In the 1860s, the Stamps family built a sawmill in the northeastern section of Lafayette County. The county is in the far southwestern corner of Arkansas bordering Louisiana. The Stamps's sawmill grew quickly after the Cotton Belt Railroad built lines through the county in 1882. A post office was established near the sawmill in 1888, named after Hardy James Stamps who ran the sawmill at the time. The Stamps's mill was later bought by the Bodcaw Lumber Company out of Texarkana in adjacent Miller County. By 1891, Bodcaw moved their headquarters to Stamps. The growing town was nicknamed the "saw-mill city," and incorporated in 1898. That same year, William Buchanan, owner of the Bodcaw Lumber Company, founded the Louisiana and Arkansas Railroad Company. He built the railroad shop headquarters in Stamps. The Stamps's sawmill grew into the largest yellow pine sawmill in the world. The lumber company stores in town offered all manner of goods, from clothing to coffins. The first newspaper in Stamps, the Lafayette County Democrat (1905-current), was founded in 1905.

By the 1910s, the mill had exhausted the local lumber resources, and as a result, the timber company and related businesses began to move away. The Bodcaw Company in Arkansas dissolved in 1917, and the remaining assets moved to the new Bodcaw Lumber Company of Louisiana.
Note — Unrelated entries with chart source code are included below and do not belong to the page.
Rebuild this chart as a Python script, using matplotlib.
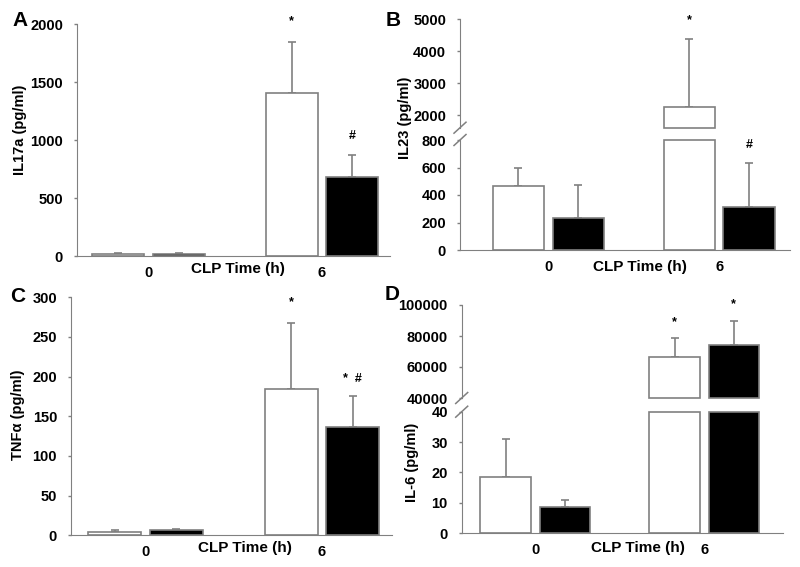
import numpy as np
import matplotlib
matplotlib.use('Agg')
import matplotlib.pyplot as plt
from matplotlib.lines import Line2D

plt.rcParams['font.family'] = ['Liberation Sans', 'DejaVu Sans']
plt.rcParams['font.weight'] = 'bold'
plt.rcParams['font.size'] = 10

# data (CLP time 0 h and 6 h), white and black bars
times = ['0', '6']

il17_white = [17, 1410]
il17_white_err = [7, 440]
il17_black = [18, 685]
il17_black_err = [9, 187]

il23_white = [465, 2260]
il23_white_err = [130, 2115]
il23_black = [235, 310]
il23_black_err = [238, 320]

tnf_white = [4, 185]
tnf_white_err = [2.5, 82]
tnf_black = [7, 136.5]
tnf_black_err = [1.5, 39.5]

il6_white = [18.4, 66450]
il6_white_err = [12.6, 12000]
il6_black = [8.8, 73930]
il6_black_err = [2.3, 16070]

marks_A = ['*', '#']
marks_B = ['*', '#']
marks_C = ['*', '*  #']
marks_D = ['*', '*']

GREY = '#808080'
W = 800.0
H = 567.0
bw = 0.30
off = 0.175
TICK_FS = 10.5

fig = plt.figure(figsize=(8, 5.67), dpi=100)


def px_axes(x0, x1, ytop, ybot):
    return fig.add_axes([x0 / W, 1 - ybot / H, (x1 - x0) / W, (ybot - ytop) / H])


def style(ax, xlim, lower=True):
    ax.set_xlim(*xlim)
    ax.spines['top'].set_visible(False)
    ax.spines['right'].set_visible(False)
    ax.spines['left'].set_color(GREY)
    ax.spines['bottom'].set_color(GREY)
    ax.tick_params(axis='y', length=2, width=1, color=GREY, pad=8, labelsize=TICK_FS)
    if lower:
        ax.set_xticks(np.arange(len(times)))
        ax.set_xticklabels(times)
        ax.tick_params(axis='x', length=0, pad=7, labelsize=TICK_FS)
    else:
        ax.spines['bottom'].set_visible(False)
        ax.set_xticks([])


def draw(ax, vals, errs, face, shift, ymin, ymax, marks=None, mark_off=14):
    x = np.arange(len(vals))
    for i in range(len(vals)):
        v = vals[i]
        if v <= ymin:
            continue
        top = min(v, ymax)
        ax.bar(x[i] + shift, top - ymin, bw, bottom=ymin, color=face,
               edgecolor=GREY, linewidth=1.2, clip_on=False, zorder=2)
        if v <= ymax:
            ax.errorbar(x[i] + shift, v, yerr=[[0], [errs[i]]], fmt='none',
                        ecolor=GREY, elinewidth=1.2, capsize=3, capthick=1.2,
                        zorder=1)
            if marks is not None and marks[i]:
                ax.annotate(marks[i], (x[i] + shift, v + errs[i]),
                            xytext=(0, mark_off), textcoords='offset points',
                            ha='center', va='center', fontsize=9)


def slash(ax, where):
    pos = ax.get_position()
    y = pos.y0 if where == 'bottom' else pos.y1
    dx = 6 / W
    dy = 5.5 / H
    fig.add_artist(Line2D([pos.x0 - dx, pos.x0 + dx], [y - dy, y + dy],
                          transform=fig.transFigure, color=GREY, lw=1.1))


# ---- A: IL17a
axA = px_axes(77, 390, 24.3, 256)
draw(axA, il17_white, il17_white_err, 'white', -off, 0, 2000, [None, marks_A[0]], 15)
draw(axA, il17_black, il17_black_err, 'black', off, 0, 2000, [None, marks_A[1]], 14)
axA.set_ylim(0, 2000)
axA.set_yticks(np.arange(0, 2001, 500))
style(axA, (-0.413, 1.393))
axA.text(0.514, -13 / 231.7, 'CLP Time (h)', transform=axA.transAxes,
         ha='center', va='center', fontsize=11)

# ---- B: IL23 (broken axis)
xlimB = (-0.516, 1.414)
axB_up = px_axes(460, 790, 19.3, 127.7)
axB_lo = px_axes(460, 790, 140, 250)
draw(axB_up, il23_white, il23_white_err, 'white', -off, 1612, 5000, [None, marks_B[0]], 14)
draw(axB_up, il23_black, il23_black_err, 'black', off, 1612, 5000)
draw(axB_lo, il23_white, il23_white_err, 'white', -off, 0, 800)
draw(axB_lo, il23_black, il23_black_err, 'black', off, 0, 800, [None, marks_B[1]], 13)
axB_up.set_ylim(1612, 5000)
axB_up.set_yticks(np.arange(2000, 5001, 1000))
axB_lo.set_ylim(0, 800)
axB_lo.set_yticks(np.arange(0, 801, 200))
style(axB_up, xlimB, lower=False)
style(axB_lo, xlimB)
slash(axB_up, 'bottom')
slash(axB_lo, 'top')
axB_lo.text(0.545, -17 / 110, 'CLP Time (h)', transform=axB_lo.transAxes,
            ha='center', va='center', fontsize=11)

# ---- C: TNFa
axC = px_axes(71, 392, 297.3, 535.3)
draw(axC, tnf_white, tnf_white_err, 'white', -off, 0, 300, [None, marks_C[0]], 15)
draw(axC, tnf_black, tnf_black_err, 'black', off, 0, 300, [None, marks_C[1]], 12)
axC.set_ylim(0, 300)
axC.set_yticks(np.arange(0, 301, 50))
style(axC, (-0.422, 1.397))
axC.text(0.542, -13 / 238, 'CLP Time (h)', transform=axC.transAxes,
         ha='center', va='center', fontsize=11)

# ---- D: IL-6 (broken axis)
xlimD = (-0.436, 1.466)
axD_up = px_axes(461.7, 783, 305, 398)
axD_lo = px_axes(461.7, 783, 411.7, 533.3)
draw(axD_up, il6_white, il6_white_err, 'white', -off, 40000, 100000, [None, marks_D[0]], 12)
draw(axD_up, il6_black, il6_black_err, 'black', off, 40000, 100000, [None, marks_D[1]], 12)
draw(axD_lo, il6_white, il6_white_err, 'white', -off, 0, 40)
draw(axD_lo, il6_black, il6_black_err, 'black', off, 0, 40)
axD_up.set_ylim(40000, 100000)
axD_up.set_yticks(np.arange(40000, 100001, 20000))
axD_lo.set_ylim(0, 40)
axD_lo.set_yticks(np.arange(0, 41, 10))
style(axD_up, xlimD, lower=False)
style(axD_lo, xlimD)
slash(axD_up, 'bottom')
slash(axD_lo, 'top')
axD_lo.text(0.549, -15 / 121.6, 'CLP Time (h)', transform=axD_lo.transAxes,
            ha='center', va='center', fontsize=11)

# y labels and panel letters
fig.text(20 / W, 1 - 130 / H, 'IL17a (pg/ml)', rotation=90, ha='center', va='center', fontsize=10.5)
fig.text(405 / W, 1 - 118 / H, 'IL23 (pg/ml)', rotation=90, ha='center', va='center', fontsize=10.5)
fig.text(18 / W, 1 - 415 / H, 'TNF\u03b1 (pg/ml)', rotation=90, ha='center', va='center', fontsize=10.5)
fig.text(412 / W, 1 - 462 / H, 'IL-6 (pg/ml)', rotation=90, ha='center', va='center', fontsize=10.5)

for letter, px, py in [('A', 20, 20), ('B', 393, 20), ('C', 18, 296), ('D', 392, 295)]:
    fig.text(px / W, 1 - py / H, letter, ha='center', va='center', fontsize=15)

fig.savefig('out.png', dpi=100)
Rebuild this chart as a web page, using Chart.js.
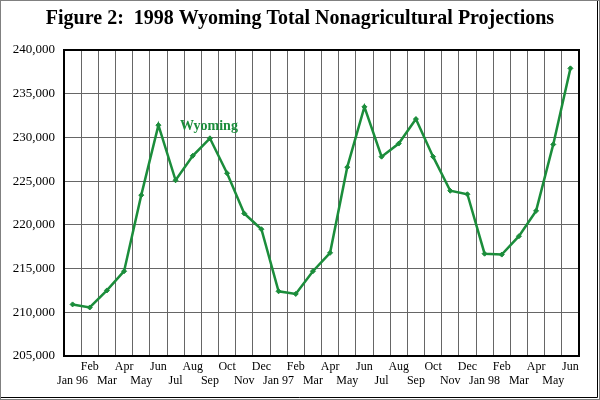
<!DOCTYPE html>
<html>
<head>
<meta charset="utf-8">
<script src="https://cdn.jsdelivr.net/npm/chart.js@4"></script>
<style>
  html, body { margin: 0; padding: 0; background: #fff; }
  #wrap { width: 600px; height: 400px; position: relative; }
</style>
</head>
<body>
<div id="wrap"><canvas id="chart" width="600" height="400"></canvas></div>
<script>
// Wyoming nonagricultural employment, Jan 96 - Jun 98
const months = ['Jan 96', 'Feb', 'Mar', 'Apr', 'May', 'Jun', 'Jul', 'Aug', 'Sep', 'Oct', 'Nov', 'Dec',
                'Jan 97', 'Feb', 'Mar', 'Apr', 'May', 'Jun', 'Jul', 'Aug', 'Sep', 'Oct', 'Nov', 'Dec',
                'Jan 98', 'Feb', 'Mar', 'Apr', 'May', 'Jun'];
const wyoming = [210900, 210550, 212500, 214700, 223400, 231400, 225100, 227900, 229900, 225900, 221300, 219500,
                 212400, 212100, 214700, 216800, 226600, 233500, 227800, 229300, 232100, 227800, 223900, 223500,
                 216700, 216600, 218700, 221600, 229200, 237900];
const yMin = 205000, yMax = 240000, yStep = 5000;

const titleText = 'Figure 2:  1998 Wyoming Total Nonagricultural Projections';
const seriesName = 'Wyoming';
const green = '#1b8d3b';

// alternate label rows: even index on lower row, odd on upper row
const xLabels = months.map((m, i) => i % 2 === 0 ? ['', m] : [m, '']);

const decor = {
  id: 'decor',
  beforeDraw(chart) {
    const c = chart.ctx;
    c.save();
    c.fillStyle = '#fff';
    c.fillRect(0, 0, chart.width, chart.height);
    c.restore();
  },
  afterDraw(chart) {
    const c = chart.ctx;
    const a = chart.chartArea;
    c.save();
    // plot frame
    c.strokeStyle = '#000';
    c.lineWidth = 2;
    c.strokeRect(a.left, a.top, a.right - a.left, a.bottom - a.top);
    // outer frame
    c.lineWidth = 1;
    c.strokeStyle = '#808080';
    c.strokeRect(0.5, 0.5, chart.width - 1, chart.height - 1);
    c.strokeStyle = '#000';
    c.beginPath();
    c.moveTo(chart.width - 2.5, 1);
    c.lineTo(chart.width - 2.5, chart.height - 2.5);
    c.lineTo(1, chart.height - 2.5);
    c.stroke();
    // title
    c.fillStyle = '#000';
    c.font = 'bold 20px "Liberation Serif", "Times New Roman", serif';
    c.textAlign = 'center';
    c.textBaseline = 'alphabetic';
    c.fillText(titleText, 300, 24);
    // series label
    c.fillStyle = green;
    c.font = 'bold 14px "Liberation Serif", "Times New Roman", serif';
    c.fillText(seriesName, 209, 130);
    c.restore();
  }
};

new Chart(document.getElementById('chart'), {
  type: 'line',
  data: {
    labels: xLabels,
    datasets: [{
      label: seriesName,
      data: wyoming,
      borderColor: green,
      backgroundColor: green,
      borderWidth: 2.5,
      pointStyle: 'rectRot',
      pointRadius: 2.5,
      pointBorderWidth: 1,
      tension: 0
    }]
  },
  options: {
    responsive: false,
    animation: false,
    devicePixelRatio: 1,
    layout: { padding: { left: 0, right: 21, top: 50, bottom: 0 } },
    plugins: {
      legend: { display: false },
      title: { display: false },
      tooltip: { enabled: false }
    },
    scales: {
      x: {
        offset: true,
        grid: { offset: true, color: '#666', lineWidth: 1, drawTicks: false },
        border: { color: '#000', width: 2 },
        ticks: {
          autoSkip: false,
          maxRotation: 0,
          padding: 4,
          color: '#000',
          font: { family: '"Liberation Serif", "Times New Roman", serif', size: 12, lineHeight: 1.17 }
        },
        afterFit(scale) { scale.height = 44; }
      },
      y: {
        min: yMin,
        max: yMax,
        grid: { color: '#666', lineWidth: 1, drawTicks: false },
        border: { color: '#000', width: 2 },
        ticks: {
          stepSize: yStep,
          padding: 9,
          color: '#000',
          font: { family: '"Liberation Serif", "Times New Roman", serif', size: 13 },
          callback: v => v.toLocaleString('en-US')
        },
        afterFit(scale) { scale.width = 64; }
      }
    }
  },
  plugins: [decor]
});
</script>
</body>
</html>
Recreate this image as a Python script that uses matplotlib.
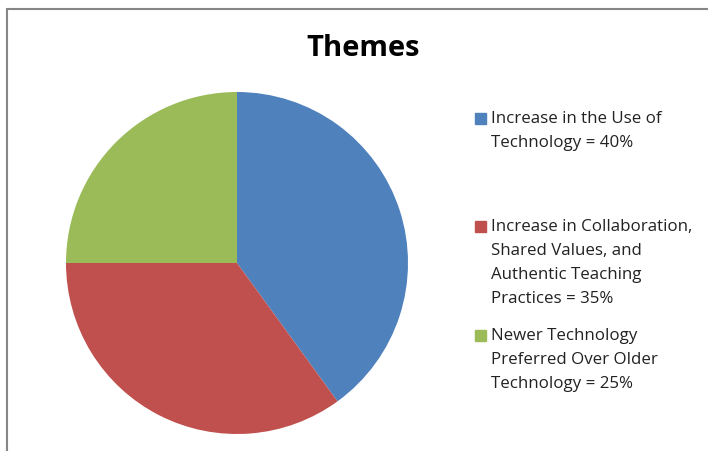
import matplotlib.pyplot as plt
from matplotlib.patches import Rectangle

W, H = 708, 451

labels = [
    'Increase in the Use of\nTechnology = 40%',
    'Increase in Collaboration,\nShared Values, and\nAuthentic Teaching\nPractices = 35%',
    'Newer Technology\nPreferred Over Older\nTechnology = 25%',
]
shares = [40, 35, 25]
colors = ['#4f81bd', '#c0504d', '#9bbb59']
legend_tops = [118, 226, 335]  # pixel y of first text line centre

plt.rcParams['font.family'] = ['Open Sans', 'DejaVu Sans']

fig = plt.figure(figsize=(W / 100, H / 100), dpi=100)

# chart border (top and left visible)
fig.patches.append(Rectangle((7 / W, -0.1), 1.2, (H - 9) / H + 0.1,
                             transform=fig.transFigure, fill=False,
                             edgecolor='#868686', linewidth=1.5))

cx, cy, r = 237, 451 - 263, 171
ax = fig.add_axes([(cx - r) / W, (cy - r) / H, 2 * r / W, 2 * r / H])
ax.pie(shares, colors=colors, startangle=90, counterclock=False,
       wedgeprops=dict(linewidth=0))
ax.set_aspect('equal')
ax.set_xlim(-1, 1)
ax.set_ylim(-1, 1)
ax.axis('off')

fig.text(363 / W, 1 - 48 / H, 'Themes', ha='center', va='center',
         fontsize=21, fontweight='bold')

for lab, col, top in zip(labels, colors, legend_tops):
    fig.patches.append(Rectangle((475 / W, 1 - (top + 6) / H), 11 / W, 11 / H,
                                 transform=fig.transFigure, color=col))
    fig.text(491 / W, 1 - (top - 7) / H, lab, ha='left', va='top',
             fontsize=12.2, color='#222222', linespacing=1.66)

fig.savefig('out.png', dpi=100)
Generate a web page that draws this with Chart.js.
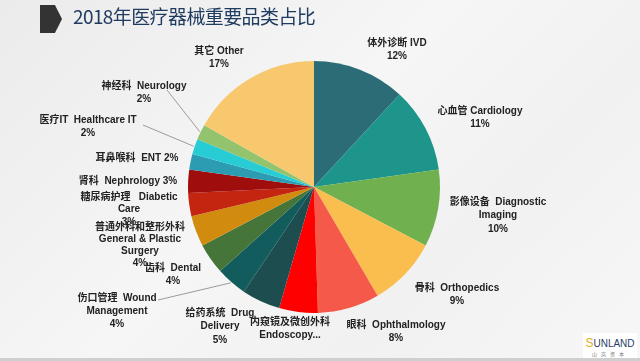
<!DOCTYPE html>
<html>
<head>
<meta charset="utf-8">
<script src="https://cdn.jsdelivr.net/npm/chart.js@4/dist/chart.umd.min.js"></script>
<style>
  body { margin: 0; }
  #wrap {
    position: relative; width: 640px; height: 361px; overflow: hidden;
    background: linear-gradient(135deg, #ebebeb 0%, #f6f6f6 45%, #f1f1f1 70%, #f7f7f7 100%);
  }
  #wrap:after { content: ""; position: absolute; left: 0; right: 0; bottom: 0; height: 3px; background: #cfcfcf; }
  #c { position: absolute; left: 0; top: 0; }
  .mark { position: absolute; left: 40px; top: 5px; width: 22px; height: 28px; background: #333;
    clip-path: polygon(0 0, 68% 0, 100% 50%, 68% 100%, 0 100%); }
  .title { position: absolute; left: 73px; top: 2px; font: 19px "Noto Sans CJK SC", sans-serif;
    letter-spacing: -0.6px; color: #1f3b60; }
  .logo { position: absolute; left: 583px; top: 333px; width: 54px; height: 25px; background: #fff;
    text-align: center; font-family: "Liberation Sans", sans-serif; }
  .logo b { display: block; font-size: 10px; font-weight: normal; color: #2a3d66; margin-top: 3px; letter-spacing: 0; }
  .logo b span { color: #e0b020; font-size: 12px; }
  .logo i { display: block; font-style: normal; font: 5px "Noto Sans CJK SC", sans-serif; color: #777; letter-spacing: 4px; margin-top: 0; }
</style>
</head>
<body>
<div id="wrap">
  <canvas id="c" width="640" height="361"></canvas>
  <div class="mark"></div>
  <div class="title">2018年医疗器械重要品类占比</div>
  <div class="logo"><b><span>S</span>UNLAND</b><i>山岚资本</i></div>
</div>
<script>
// categories, clockwise from 12 o'clock
var categories = ["体外诊断 IVD", "心血管 Cardiology", "影像设备 Diagnostic Imaging", "骨科 Orthopedics",
  "眼科 Ophthalmology", "内窥镜及微创外科 Endoscopy", "给药系统 Drug Delivery", "伤口管理 Wound Management",
  "齿科 Dental", "普通外科和整形外科 General & Plastic Surgery", "糖尿病护理 Diabetic Care",
  "肾科 Nephrology", "耳鼻喉科 ENT", "医疗IT Healthcare IT", "神经科 Neurology", "其它 Other"];
var shares = [12, 11, 10, 9, 8, 5, 5, 4, 4, 4, 3, 3, 2, 2, 2, 17];
var pctLabels = ["12%", "11%", "10%", "9%", "8%", "", "5%", "4%", "4%", "4%", "3%", "3%", "2%", "2%", "2%", "17%"];

var colors = ["#2b6c76", "#1e958a", "#71b04e", "#f9be4e", "#f5594a", "#fe0000", "#1d4d4f", "#125c5e",
  "#46753a", "#d18c10", "#c32511", "#a00d0d", "#2c9cb3", "#27ccd4", "#93c46d", "#f8c86f"];

// how each label wraps on the picture
var labelLines = [
  ["体外诊断 IVD", "12%"],
  ["心血管 Cardiology", "11%"],
  ["影像设备  Diagnostic", "Imaging", "10%"],
  ["骨科  Orthopedics", "9%"],
  ["眼科  Ophthalmology", "8%"],
  ["内窥镜及微创外科", "Endoscopy..."],
  ["给药系统  Drug", "Delivery", "5%"],
  ["伤口管理  Wound", "Management", "4%"],
  ["齿科  Dental", "4%"],
  ["普通外科和整形外科", "General & Plastic", "Surgery", "4%"],
  ["糖尿病护理   Diabetic", "Care", "3%"],
  ["肾科  Nephrology 3%"],
  ["耳鼻喉科  ENT 2%"],
  ["医疗IT  Healthcare IT", "2%"],
  ["神经科  Neurology", "2%"],
  ["其它 Other", "17%"]
];

// label placement relative to the pie centre
var labelOffset = [[83,-144],[166,-76],[184,15],[143,101],[82,138],[-24,135],[-94,126],[-197,111],
  [-141,81],[-174,40],[-185,10],[-186,-6],[-177,-29],[-226,-67],[-170,-101],[-95,-136]];
var lineGap = [13,13,13.5,13.5,13,13,13.5,13,13.5,12,12.5,13,13,13.5,13,13];
// leader line start points (only a few labels have one)
var leaders = { 7: [-156,113], 13: [-171,-62], 14: [-147,-97] };

var sliceLabels = {
  id: 'sliceLabels',
  afterDatasetsDraw(chart) {
    var ctx = chart.ctx;
    var arcs = chart.getDatasetMeta(0).data;
    ctx.save();
    ctx.font = 'bold 10px "Liberation Sans", "Noto Sans CJK SC", sans-serif';
    ctx.fillStyle = '#222';
    ctx.textAlign = 'center';
    ctx.textBaseline = 'middle';
    arcs.forEach(function (arc, i) {
      var x = arc.x + labelOffset[i][0], y = arc.y + labelOffset[i][1];
      labelLines[i].forEach(function (t, j) {
        ctx.fillText(t, x, y + j * lineGap[i]);
      });
      if (leaders[i]) {
        var mid = (arc.startAngle + arc.endAngle) / 2;
        var r = arc.outerRadius + 1;
        ctx.strokeStyle = '#9a9a9a';
        ctx.lineWidth = 1;
        ctx.beginPath();
        ctx.moveTo(arc.x + leaders[i][0], arc.y + leaders[i][1]);
        ctx.lineTo(arc.x + Math.cos(mid) * r, arc.y + Math.sin(mid) * r);
        ctx.stroke();
      }
    });
    ctx.restore();
  }
};

new Chart("c", {
  type: "pie",
  data: {
    labels: categories,
    datasets: [{
      data: shares,
      backgroundColor: colors,
      borderWidth: 0
    }]
  },
  options: {
    responsive: false,
    animation: false,
    layout: { padding: { left: 188, right: 200, top: 61, bottom: 48 } },
    plugins: { legend: { display: false }, tooltip: { enabled: false } }
  },
  plugins: [sliceLabels]
});
</script>
</body>
</html>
The Louisiana and Arkansas Railroad also moved its offices to Louisiana in 1923. Though the booming timber business had faded, Stamps maintained a population of a few thousand, with many turning to cotton and rice farming.

In 1907, Anthony Mitchell Salone, Sr. became the principal teacher at the Black Public School in Stamps, which held its classes in Owen Chapel Church. Salone's wife, Sara Annie Salone, was also a schoolteacher. Anthony Salone helped build a two-story school building and a four-room dormitory in 1910 for the students. This was the first school building in Stamps. Salone left the school in 1911 and founded the Stamps Times, a newspaper for the Black community. The Times ran until 1913, at which point Salone renamed his newspaper the Reminder, published on Saturdays. The Reminder seemingly ceased publication after 1913. Beginning in February 1915 and printing until 1922, the Arkansas School News was published by Salone for the Arkansas Negro Teachers' Association. It was a school journal for the Black public schools across Arkansas, published out of Stamps.

Salone's education and newspaper work were intertwined. During the summers, Salone taught seminars for teachers on keeping a modern curriculum alongside other Black teachers from around Arkansas. At one of the Arkansas Negro Teachers' Association meetings, he gave a talk about the school paper he published titled, "Rally for Arkansas School News." Salone and his family later moved to Oklahoma City, Oklahoma, where he resumed working as a schoolteacher.

As of this writing, there is only one surviving issue of the Reminder. This is the case for many Black newspapers, as past archival organizations were often neglectful of preserving the Black community's written heritage, and the newspapers did not survive. When newspapers disappear, Black voices are forever lost, leaving a large gap in the understanding of our history.